-- BEGIN --
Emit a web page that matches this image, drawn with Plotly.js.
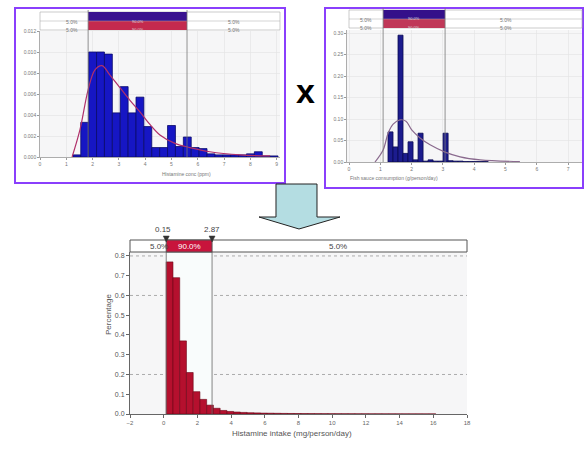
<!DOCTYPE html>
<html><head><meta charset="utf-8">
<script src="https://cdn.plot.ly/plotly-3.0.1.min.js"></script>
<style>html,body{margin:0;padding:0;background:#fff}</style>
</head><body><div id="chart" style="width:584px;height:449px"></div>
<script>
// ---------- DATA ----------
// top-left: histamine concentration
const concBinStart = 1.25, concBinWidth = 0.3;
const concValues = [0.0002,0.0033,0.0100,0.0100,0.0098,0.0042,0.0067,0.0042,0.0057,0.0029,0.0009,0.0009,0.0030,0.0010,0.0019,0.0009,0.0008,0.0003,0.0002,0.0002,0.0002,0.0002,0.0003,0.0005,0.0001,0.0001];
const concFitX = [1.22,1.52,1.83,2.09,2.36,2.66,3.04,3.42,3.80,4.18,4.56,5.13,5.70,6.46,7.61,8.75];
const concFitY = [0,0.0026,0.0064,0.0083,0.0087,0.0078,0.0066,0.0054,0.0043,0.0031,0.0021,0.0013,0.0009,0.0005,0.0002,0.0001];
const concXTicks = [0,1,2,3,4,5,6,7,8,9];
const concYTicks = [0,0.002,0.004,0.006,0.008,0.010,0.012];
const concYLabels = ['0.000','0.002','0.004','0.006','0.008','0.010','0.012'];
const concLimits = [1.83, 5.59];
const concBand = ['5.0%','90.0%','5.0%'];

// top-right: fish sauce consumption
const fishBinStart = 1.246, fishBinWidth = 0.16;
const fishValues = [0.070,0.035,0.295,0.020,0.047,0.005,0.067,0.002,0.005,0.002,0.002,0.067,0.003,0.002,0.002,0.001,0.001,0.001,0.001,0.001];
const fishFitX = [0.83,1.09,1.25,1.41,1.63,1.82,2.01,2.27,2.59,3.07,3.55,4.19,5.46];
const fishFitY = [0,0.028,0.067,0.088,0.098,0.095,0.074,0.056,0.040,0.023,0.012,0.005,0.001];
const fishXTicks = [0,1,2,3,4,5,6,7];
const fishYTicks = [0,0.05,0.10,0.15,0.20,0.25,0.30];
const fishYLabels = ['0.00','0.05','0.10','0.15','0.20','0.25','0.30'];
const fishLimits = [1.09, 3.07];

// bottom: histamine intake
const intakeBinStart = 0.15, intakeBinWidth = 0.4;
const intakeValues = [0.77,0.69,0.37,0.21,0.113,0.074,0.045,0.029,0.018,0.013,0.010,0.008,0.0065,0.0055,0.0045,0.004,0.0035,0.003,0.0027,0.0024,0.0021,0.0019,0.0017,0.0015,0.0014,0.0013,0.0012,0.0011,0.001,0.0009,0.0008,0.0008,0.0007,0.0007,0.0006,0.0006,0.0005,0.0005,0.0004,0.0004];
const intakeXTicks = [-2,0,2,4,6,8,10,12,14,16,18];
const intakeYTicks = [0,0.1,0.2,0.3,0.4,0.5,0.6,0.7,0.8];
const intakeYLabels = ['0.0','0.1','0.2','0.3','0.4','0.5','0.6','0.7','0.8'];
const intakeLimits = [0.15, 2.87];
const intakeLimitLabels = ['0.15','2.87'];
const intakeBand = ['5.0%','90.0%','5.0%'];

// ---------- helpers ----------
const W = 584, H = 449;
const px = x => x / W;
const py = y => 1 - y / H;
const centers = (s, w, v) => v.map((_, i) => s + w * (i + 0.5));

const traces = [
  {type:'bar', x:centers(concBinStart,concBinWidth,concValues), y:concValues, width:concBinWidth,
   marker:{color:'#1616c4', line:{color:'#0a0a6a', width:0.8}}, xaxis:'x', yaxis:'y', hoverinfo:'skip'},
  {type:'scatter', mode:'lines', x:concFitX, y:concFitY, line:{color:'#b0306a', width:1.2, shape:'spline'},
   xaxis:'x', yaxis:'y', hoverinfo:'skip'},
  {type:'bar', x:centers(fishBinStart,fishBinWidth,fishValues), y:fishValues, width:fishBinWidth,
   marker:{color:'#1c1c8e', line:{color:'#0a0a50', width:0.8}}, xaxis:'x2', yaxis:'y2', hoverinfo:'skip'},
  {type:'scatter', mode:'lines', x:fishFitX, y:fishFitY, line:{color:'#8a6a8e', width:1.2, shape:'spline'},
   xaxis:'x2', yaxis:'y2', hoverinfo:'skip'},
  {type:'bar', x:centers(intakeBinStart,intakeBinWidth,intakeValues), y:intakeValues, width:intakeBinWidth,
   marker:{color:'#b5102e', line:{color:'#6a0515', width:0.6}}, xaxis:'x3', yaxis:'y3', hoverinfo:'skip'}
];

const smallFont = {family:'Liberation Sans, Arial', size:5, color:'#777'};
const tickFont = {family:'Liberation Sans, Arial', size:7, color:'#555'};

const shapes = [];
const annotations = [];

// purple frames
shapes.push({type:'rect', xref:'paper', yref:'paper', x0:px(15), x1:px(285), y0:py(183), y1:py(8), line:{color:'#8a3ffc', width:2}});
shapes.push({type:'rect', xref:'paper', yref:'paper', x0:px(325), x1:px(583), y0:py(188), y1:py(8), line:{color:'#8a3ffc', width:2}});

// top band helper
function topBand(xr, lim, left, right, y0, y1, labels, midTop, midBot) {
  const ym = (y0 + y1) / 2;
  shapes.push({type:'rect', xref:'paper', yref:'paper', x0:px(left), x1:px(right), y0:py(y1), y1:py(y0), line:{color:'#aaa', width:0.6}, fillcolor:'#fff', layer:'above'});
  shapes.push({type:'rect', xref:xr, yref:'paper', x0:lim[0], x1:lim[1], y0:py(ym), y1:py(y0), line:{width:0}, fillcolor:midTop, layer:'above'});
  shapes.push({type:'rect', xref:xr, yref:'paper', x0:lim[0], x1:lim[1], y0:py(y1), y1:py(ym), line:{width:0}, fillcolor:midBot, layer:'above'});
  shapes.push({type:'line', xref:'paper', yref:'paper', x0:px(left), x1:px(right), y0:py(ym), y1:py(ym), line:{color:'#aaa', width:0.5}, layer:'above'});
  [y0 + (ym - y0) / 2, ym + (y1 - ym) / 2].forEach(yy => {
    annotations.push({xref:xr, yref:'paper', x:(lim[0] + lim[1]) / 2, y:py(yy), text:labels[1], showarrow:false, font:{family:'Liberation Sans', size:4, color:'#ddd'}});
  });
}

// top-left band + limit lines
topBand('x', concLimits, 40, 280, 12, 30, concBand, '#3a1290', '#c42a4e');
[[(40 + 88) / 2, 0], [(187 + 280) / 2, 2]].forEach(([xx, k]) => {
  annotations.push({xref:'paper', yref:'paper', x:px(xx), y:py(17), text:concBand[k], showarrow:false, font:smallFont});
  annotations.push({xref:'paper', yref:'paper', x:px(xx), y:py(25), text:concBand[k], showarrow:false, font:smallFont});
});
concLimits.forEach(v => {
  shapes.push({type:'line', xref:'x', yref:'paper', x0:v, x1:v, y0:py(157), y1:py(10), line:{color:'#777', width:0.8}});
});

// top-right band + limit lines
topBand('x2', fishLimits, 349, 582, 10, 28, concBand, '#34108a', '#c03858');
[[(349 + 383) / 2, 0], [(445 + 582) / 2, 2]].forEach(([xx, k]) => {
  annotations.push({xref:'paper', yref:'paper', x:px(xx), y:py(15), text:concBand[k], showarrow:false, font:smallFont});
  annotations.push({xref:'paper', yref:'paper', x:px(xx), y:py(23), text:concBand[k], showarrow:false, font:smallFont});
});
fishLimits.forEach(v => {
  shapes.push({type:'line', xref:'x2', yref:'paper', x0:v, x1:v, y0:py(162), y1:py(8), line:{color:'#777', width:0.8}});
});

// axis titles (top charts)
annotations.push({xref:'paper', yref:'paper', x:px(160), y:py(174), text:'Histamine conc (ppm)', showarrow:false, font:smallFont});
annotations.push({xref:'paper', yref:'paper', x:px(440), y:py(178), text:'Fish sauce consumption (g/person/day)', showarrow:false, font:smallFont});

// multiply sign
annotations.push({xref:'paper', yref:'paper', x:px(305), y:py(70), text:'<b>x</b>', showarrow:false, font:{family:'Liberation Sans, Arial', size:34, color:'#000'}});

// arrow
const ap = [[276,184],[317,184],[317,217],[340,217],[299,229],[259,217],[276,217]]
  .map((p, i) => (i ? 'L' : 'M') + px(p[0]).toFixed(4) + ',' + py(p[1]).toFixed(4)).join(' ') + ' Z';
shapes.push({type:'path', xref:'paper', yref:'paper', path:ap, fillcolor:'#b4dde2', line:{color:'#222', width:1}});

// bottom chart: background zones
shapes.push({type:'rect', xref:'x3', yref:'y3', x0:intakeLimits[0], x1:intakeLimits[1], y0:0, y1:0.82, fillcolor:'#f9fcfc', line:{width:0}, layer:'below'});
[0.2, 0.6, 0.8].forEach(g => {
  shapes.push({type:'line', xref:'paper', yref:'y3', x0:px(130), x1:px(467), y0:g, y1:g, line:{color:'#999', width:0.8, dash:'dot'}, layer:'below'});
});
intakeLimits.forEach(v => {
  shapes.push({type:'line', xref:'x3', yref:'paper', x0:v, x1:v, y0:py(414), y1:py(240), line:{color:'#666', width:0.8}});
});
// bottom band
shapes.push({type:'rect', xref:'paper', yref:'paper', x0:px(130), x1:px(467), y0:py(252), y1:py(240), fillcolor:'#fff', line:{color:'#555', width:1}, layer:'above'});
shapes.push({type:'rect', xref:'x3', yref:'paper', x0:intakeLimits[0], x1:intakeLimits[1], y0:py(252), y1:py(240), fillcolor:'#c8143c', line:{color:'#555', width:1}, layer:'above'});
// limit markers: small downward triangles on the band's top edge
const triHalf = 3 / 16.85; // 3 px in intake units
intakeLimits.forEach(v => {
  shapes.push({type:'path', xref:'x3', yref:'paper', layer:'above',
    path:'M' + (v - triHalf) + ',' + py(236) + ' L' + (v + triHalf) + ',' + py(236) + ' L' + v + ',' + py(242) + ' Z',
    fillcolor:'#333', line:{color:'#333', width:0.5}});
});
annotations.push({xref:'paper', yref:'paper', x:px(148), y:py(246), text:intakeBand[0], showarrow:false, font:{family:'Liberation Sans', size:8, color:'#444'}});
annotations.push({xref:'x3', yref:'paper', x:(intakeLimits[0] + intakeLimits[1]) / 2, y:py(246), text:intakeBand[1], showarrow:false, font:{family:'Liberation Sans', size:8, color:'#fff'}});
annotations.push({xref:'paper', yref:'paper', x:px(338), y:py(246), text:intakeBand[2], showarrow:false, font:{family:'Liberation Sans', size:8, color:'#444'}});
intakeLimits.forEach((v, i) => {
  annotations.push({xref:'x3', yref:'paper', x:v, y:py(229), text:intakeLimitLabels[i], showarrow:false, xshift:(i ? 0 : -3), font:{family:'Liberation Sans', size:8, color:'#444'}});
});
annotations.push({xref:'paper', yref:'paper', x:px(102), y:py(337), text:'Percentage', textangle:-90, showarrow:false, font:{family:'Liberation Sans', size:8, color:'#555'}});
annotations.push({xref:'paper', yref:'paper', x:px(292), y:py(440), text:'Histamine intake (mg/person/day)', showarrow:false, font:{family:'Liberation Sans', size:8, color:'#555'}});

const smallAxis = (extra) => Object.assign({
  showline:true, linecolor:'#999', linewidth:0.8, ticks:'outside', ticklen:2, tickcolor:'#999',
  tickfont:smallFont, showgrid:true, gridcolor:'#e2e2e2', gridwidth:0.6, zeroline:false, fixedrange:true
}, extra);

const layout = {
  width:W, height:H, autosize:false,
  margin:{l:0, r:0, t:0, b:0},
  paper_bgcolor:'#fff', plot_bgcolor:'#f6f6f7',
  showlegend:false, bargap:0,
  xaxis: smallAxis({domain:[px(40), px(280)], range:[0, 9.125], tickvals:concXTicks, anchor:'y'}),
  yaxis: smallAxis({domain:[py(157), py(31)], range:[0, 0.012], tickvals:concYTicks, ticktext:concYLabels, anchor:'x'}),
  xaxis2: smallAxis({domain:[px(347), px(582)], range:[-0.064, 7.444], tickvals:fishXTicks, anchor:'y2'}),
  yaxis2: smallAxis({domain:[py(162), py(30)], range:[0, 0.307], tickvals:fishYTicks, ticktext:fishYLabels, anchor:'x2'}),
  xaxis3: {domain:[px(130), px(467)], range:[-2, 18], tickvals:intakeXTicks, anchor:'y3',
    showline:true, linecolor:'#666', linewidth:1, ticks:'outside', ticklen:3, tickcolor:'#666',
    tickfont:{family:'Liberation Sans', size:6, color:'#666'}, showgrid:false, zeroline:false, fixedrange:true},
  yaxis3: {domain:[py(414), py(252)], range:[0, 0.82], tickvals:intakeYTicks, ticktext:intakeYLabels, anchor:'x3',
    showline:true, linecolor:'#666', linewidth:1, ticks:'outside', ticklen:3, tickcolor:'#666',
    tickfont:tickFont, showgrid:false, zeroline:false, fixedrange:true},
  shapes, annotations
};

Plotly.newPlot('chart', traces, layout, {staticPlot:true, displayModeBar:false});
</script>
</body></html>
-- END --
**Directions**
Each line from the top of the material through the line containing "const fishLimits = [1.09, 3.07];" should be reproduced exactly; please drop any images.

**Written solution**
Emit a web page that matches this image, drawn with Plotly.js.
<!DOCTYPE html>
<html><head><meta charset="utf-8">
<script src="https://cdn.plot.ly/plotly-3.0.1.min.js"></script>
<style>html,body{margin:0;padding:0;background:#fff}</style>
</head><body><div id="chart" style="width:584px;height:449px"></div>
<script>
// ---------- DATA ----------
// top-left: histamine concentration
const concBinStart = 1.25, concBinWidth = 0.3;
const concValues = [0.0002,0.0033,0.0100,0.0100,0.0098,0.0042,0.0067,0.0042,0.0057,0.0029,0.0009,0.0009,0.0030,0.0010,0.0019,0.0009,0.0008,0.0003,0.0002,0.0002,0.0002,0.0002,0.0003,0.0005,0.0001,0.0001];
const concFitX = [1.22,1.52,1.83,2.09,2.36,2.66,3.04,3.42,3.80,4.18,4.56,5.13,5.70,6.46,7.61,8.75];
const concFitY = [0,0.0026,0.0064,0.0083,0.0087,0.0078,0.0066,0.0054,0.0043,0.0031,0.0021,0.0013,0.0009,0.0005,0.0002,0.0001];
const concXTicks = [0,1,2,3,4,5,6,7,8,9];
const concYTicks = [0,0.002,0.004,0.006,0.008,0.010,0.012];
const concYLabels = ['0.000','0.002','0.004','0.006','0.008','0.010','0.012'];
const concLimits = [1.83, 5.59];
const concBand = ['5.0%','90.0%','5.0%'];

// top-right: fish sauce consumption
const fishBinStart = 1.246, fishBinWidth = 0.16;
const fishValues = [0.070,0.035,0.295,0.020,0.047,0.005,0.067,0.002,0.005,0.002,0.002,0.067,0.003,0.002,0.002,0.001,0.001,0.001,0.001,0.001];
const fishFitX = [0.83,1.09,1.25,1.41,1.63,1.82,2.01,2.27,2.59,3.07,3.55,4.19,5.46];
const fishFitY = [0,0.028,0.067,0.088,0.098,0.095,0.074,0.056,0.040,0.023,0.012,0.005,0.001];
const fishXTicks = [0,1,2,3,4,5,6,7];
const fishYTicks = [0,0.05,0.10,0.15,0.20,0.25,0.30];
const fishYLabels = ['0.00','0.05','0.10','0.15','0.20','0.25','0.30'];
const fishLimits = [1.09, 3.07];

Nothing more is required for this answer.